The proliferation of civilian drones converted into military equipment has increased the capabilities of the terrorist and insurgent arsenal. The weaponization of these drones is unsurprising because of their inexpensive price, ease of procurement, and versatility. Even in war torn regions, they are easily obtained and quickly transitioned to military use.

This remarkable drone footage shows the final impact of artillery rounds and their destructive power in an urban environment.

These drones increase capabilities such as real-time, High-Def intelligence on enemy locations. It also provides a command and control ability during combat operations. Increasingly, instances of civilian drones being modified to carry a weapons payload are surfacing and gaining popularity amongst Jihadist groups.

This drone observes the impacts and captures the ease in which this simple technology is adapted to its new role. The dramatic footage captures the last few hundred yards of a large artillery shell hurling towards its final target. The drone hovers and even remains in the final trajectory of the passing rounds. The drone’s viewpoint is nearly its demise as a round passes just a few meters from the small aircraft. This grants a truly unique perspective and frightening capability to a non-state actor.

These inexpensive drones will never compete with first world military technology. However, advanced nations should eye this evolution cautiously. Militaries will need to develop, purchase, and maintain new equipment to counter this rising threat. With the numerous conflicts in the Middle East providing the perfect proving ground, these battlefield adaptations may be ushering in a new category of the terrorism arms race.
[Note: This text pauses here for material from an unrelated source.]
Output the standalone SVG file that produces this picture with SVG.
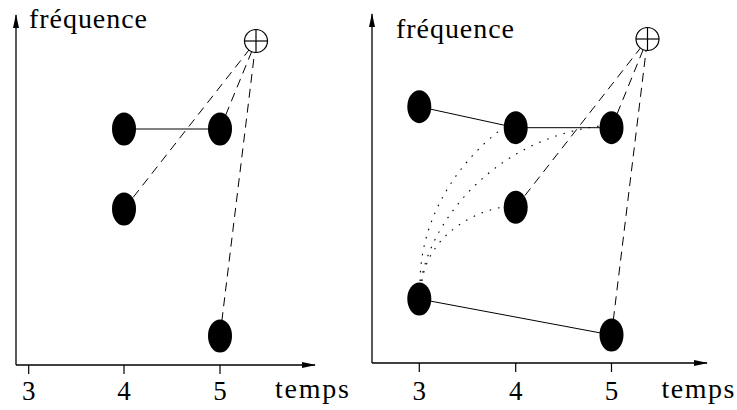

Civilian Companies to the Rescue?
Fortunately, some in the private sector have been quietly fighting back against the Jihadists. One of the largest and most popular civilian drone companies DJI, has been helping the US Government by establishing “No-Fly Zones” in regions controlled by terrorist organizations throughout Iraq and Syria. The technology had previously been used to keep drones out of restricted civilian areas such as airports. Reportedly expanded to areas such as Mosul, the company is able to deny the use of their products and aid friendly forces.

The ability of civilian companies to limit the use of their products may additionally be a critical advantage as more US troops are deployed to the region. Hopefully, this cooperation between civilian and military will create a precedent for future companies who inadvertently create easily weaponized products.